Posted: Wed May 13, 2015 9:19 pm
by rectifier
Hi everyone!
I'm a small farmer and run a variety of old equipment. I have as many diesels as I can but unfortunately wound up with some gassers in the bunch.

The carbs on these are a neverending task getting everything running for the upcoming season. This week I am working on my old MF36 swather, a good solid belt drive machine from the 70s. Everything on the machine works great and is very maintainable - except the carb, whose float has sunk AGAIN. It's tempting to convert machines like this to fuel injection.

This guy would be a great first candidate as it has a little 4 cylinder sitting up top with lots of access all over and around the block to work on it. Also it only works a couple weeks of the year, giving lots of time to wrench on it!

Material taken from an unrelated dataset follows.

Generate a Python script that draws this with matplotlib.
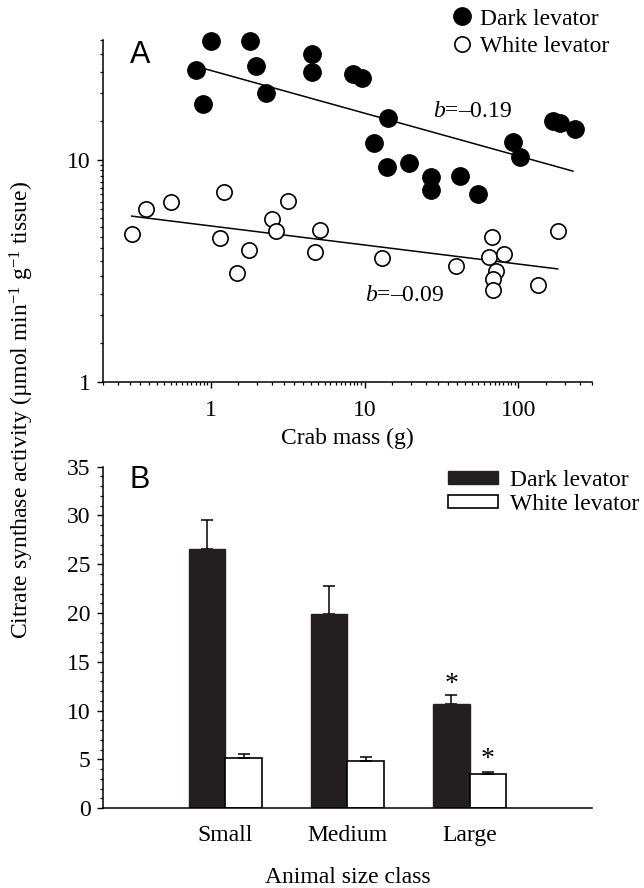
"""Citrate synthase activity in dark and white levator muscle vs crab size."""

import matplotlib
import numpy as np

matplotlib.use("Agg")
import matplotlib.pyplot as plt  # noqa: E402
from matplotlib.lines import Line2D  # noqa: E402
from matplotlib.patches import Patch  # noqa: E402
from matplotlib.ticker import FixedLocator, NullFormatter  # noqa: E402

plt.rcParams["font.family"] = ["Liberation Serif", "DejaVu Serif"]
plt.rcParams["mathtext.fontset"] = "custom"
plt.rcParams["mathtext.rm"] = "Liberation Serif"
plt.rcParams["mathtext.it"] = "Liberation Serif:italic"
plt.rcParams["font.size"] = 17

# Panel A: crab mass (g) vs activity
dark_mass = [0.80, 1.00, 0.89, 1.80, 1.97, 2.29, 4.57, 4.57, 8.45, 9.68, 14.3, 11.6,
             13.9, 19.6, 27.2, 27.2, 41.5, 54.3, 91.8, 102, 167, 186, 233]
dark_activity = [25.5, 34.5, 17.9, 34.4, 26.5, 20.1, 30.1, 24.9, 24.4, 23.4, 15.5, 11.9,
                 9.3, 9.7, 8.4, 7.3, 8.5, 7.0, 12.1, 10.3, 15.0, 14.7, 13.8]
white_mass = [0.307, 0.379, 0.551, 1.22, 1.15, 1.78, 1.48, 2.51, 2.66, 3.19, 5.15,
              4.78, 12.9, 39.6, 67.0, 64.1, 80.3, 71.1, 68.0, 68.0, 134, 180]
white_activity = [4.64, 6.01, 6.47, 7.17, 4.45, 3.93, 3.09, 5.42, 4.78, 6.53, 4.83,
                  3.85, 3.61, 3.33, 4.49, 3.65, 3.77, 3.16, 2.91, 2.59, 2.73, 4.78]
# allometric fits y = a * M**b and the mass range they cover
dark_fit = (25.4, -0.193)
white_fit = (5.05, -0.086)
dark_fit_range = (0.88, 226)
white_fit_range = (0.307, 180)

# Panel B: mean +/- SE per size class
size_classes = ["Small", "Medium", "Large"]
dark_mean = [26.6, 19.9, 10.7]
dark_se = [2.9, 2.9, 0.9]
white_mean = [5.1, 4.8, 3.5]
white_se = [0.45, 0.5, 0.2]
significant = [False, False, True]

DARK = "#231f20"


def style_axes(ax):
    for side in ("top", "right"):
        ax.spines[side].set_visible(False)
    for side in ("left", "bottom"):
        ax.spines[side].set_linewidth(1.1)


def draw_scatter(fig, ax):
    ax.set_xscale("log")
    ax.set_yscale("log")
    ax.plot(dark_mass, dark_activity, "o", ms=12.5, mfc="black", mec="black",
            clip_on=False, zorder=3)
    ax.plot(white_mass, white_activity, "o", ms=11, mfc="white", mec="black",
            mew=1.2, clip_on=False, zorder=3)
    for (a, b), (lo, hi) in ((dark_fit, dark_fit_range), (white_fit, white_fit_range)):
        m = np.geomspace(lo, hi, 60)
        ax.plot(m, a * m ** b, color="black", lw=1.1, zorder=2)
    ax.text(27.7, 16.5, "$b$=\u20130.19", ha="left", va="center")
    ax.text(10.1, 2.46, "$b$=\u20130.09", ha="left", va="center")

    ax.set_xlim(0.2, 300)
    ax.set_ylim(1, 35)
    ax.set_xticks([1, 10, 100], labels=["1", "10", "100"])
    ax.set_yticks([1, 10], labels=["1", "10"])
    x_minor = np.concatenate([np.arange(0.2, 1, 0.05), np.arange(1.5, 10, 0.5),
                              np.arange(15, 100, 5), np.arange(150, 301, 50)])
    y_minor = np.concatenate([np.arange(1.5, 10, 0.5), np.arange(15, 36, 5)])
    ax.xaxis.set_minor_locator(FixedLocator(x_minor))
    ax.yaxis.set_minor_locator(FixedLocator(y_minor))
    ax.xaxis.set_minor_formatter(NullFormatter())
    ax.yaxis.set_minor_formatter(NullFormatter())
    ax.tick_params(which="major", length=4, width=1.0, pad=5)
    ax.tick_params(axis="x", which="major", pad=9)
    ax.tick_params(which="minor", length=2, width=0.9)
    ax.set_xlabel("Crab mass (g)", labelpad=5)
    style_axes(ax)
    ax.text(0.055, 0.932, "A", transform=ax.transAxes, family="Liberation Sans",
            fontsize=22, va="baseline")

    handles = [
        Line2D([], [], ls="none", marker="o", ms=12.5, mfc="black", mec="black"),
        Line2D([], [], ls="none", marker="o", ms=11, mfc="white", mec="black", mew=1.2),
    ]
    ax.legend(handles, ["Dark levator", "White levator"], loc="upper left",
              bbox_to_anchor=(450 / 644, 1 - 8 / 888), bbox_transform=fig.transFigure,
              frameon=False, borderpad=0, borderaxespad=0, handlelength=1.0,
              handletextpad=0.27, labelspacing=0.25)


def draw_bars(fig, ax):
    x = np.arange(1, len(size_classes) + 1)
    w = 0.3
    zeros = np.zeros(len(x))
    ax.bar(x - w / 2, dark_mean, width=w, color=DARK, edgecolor=DARK, lw=1.0, zorder=2)
    ax.bar(x + w / 2, white_mean, width=w, color="white", edgecolor="black", lw=1.2,
           zorder=2)
    ax.errorbar(x - w / 2, dark_mean, yerr=[zeros, dark_se], fmt="none", ecolor="black",
                elinewidth=1.1, capsize=4, capthick=1.1, zorder=1)
    ax.errorbar(x + w / 2, white_mean, yerr=[zeros, white_se], fmt="none",
                ecolor="black", elinewidth=1.1, capsize=4, capthick=1.1, zorder=3)
    for i, sig in enumerate(significant):
        if sig:
            ax.text(x[i] - w / 2, dark_mean[i] + dark_se[i] + 1.1, "*", ha="center",
                    va="center", fontsize=20)
            ax.text(x[i] + w / 2, white_mean[i] + white_se[i] + 1.3, "*", ha="center",
                    va="center", fontsize=20)

    ax.set_xlim(0, 4)
    ax.set_ylim(0, 35)
    ax.set_xticks(x, labels=size_classes)
    ax.set_yticks(np.arange(0, 36, 5))
    ax.yaxis.set_minor_locator(FixedLocator(np.arange(0, 36, 1)))
    ax.tick_params(axis="x", length=0, pad=12)
    ax.tick_params(axis="y", which="major", length=4, width=1.0, pad=5)
    ax.tick_params(axis="y", which="minor", length=2.5, width=0.9)
    ax.set_xlabel("Animal size class", labelpad=15)
    style_axes(ax)
    ax.text(0.055, 0.937, "B", transform=ax.transAxes, family="Liberation Sans",
            fontsize=22, va="baseline")

    handles = [Patch(facecolor=DARK, edgecolor=DARK),
               Patch(facecolor="white", edgecolor="black", lw=1.2)]
    ax.legend(handles, ["Dark levator", "White levator"], loc="upper left",
              bbox_to_anchor=(448 / 644, 1 - 470 / 888), bbox_transform=fig.transFigure,
              frameon=False, borderpad=0, borderaxespad=0, handlelength=2.12,
              handleheight=0.5, handletextpad=0.5, labelspacing=0.13)


fig = plt.figure(figsize=(6.44, 8.88), dpi=100)
ax_a = fig.add_axes([0.160, 0.570, 0.759, 0.3855])
ax_b = fig.add_axes([0.160, 0.0898, 0.759, 0.3847])
draw_scatter(fig, ax_a)
draw_bars(fig, ax_b)
fig.text(0.034, 0.538,
         "Citrate synthase activity (\u00b5mol min$^{-1}$ g$^{-1}$ tissue)",
         rotation=90, ha="center", va="center")
fig.savefig("out.png", dpi=100)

I was wondering if there are real gains to be had that will help me in the field and make the conversion worth it. It obviously has no components that will be of any use - it is a classic engine of the 70s. I would need to scrape up everything at the junkyard.
Will I save significant fuel or get a useful HP boost that will let me get more work done with less fuel/time on the machine? This is no race car, it's a 50HP machine that has a top speed of 10MPH. And it is governed, so more top end is no use to me - what I really need is more torque to run the knives and table so I can cut faster without bogging down. Or - the same performance with better fuel economy and less exhaust (open cab)

Also wondering if there are true governor features in Megasquirt or only rev-limiting. The current belt-driven mechanical governor modulates the throttle. If I could do away with it and set the governed speed with a potentiometer then the conversion would be well worth not having to maintain that pesky thing as well...

Re: Considering MS on old farm equipment. Worth it?

Posted: Fri May 15, 2015 6:04 am
by Matt Cramer
Its main benefit is likely to be that it will start better and not have the same sort of carb issues. Not sure there's going to be a cost effective power gain.

Usually on older engines, there's two ways you can handle the fuel delivery side of things.

1. Adapt a TBI unit in place of the carb. Less work, but the fuel distribution won't be as good as port injection.

2. Weld or epoxy injector mounting bungs to the intake. A better system, but more difficult.

Current MegaSquirts do not have a governor function. This may show up on future products.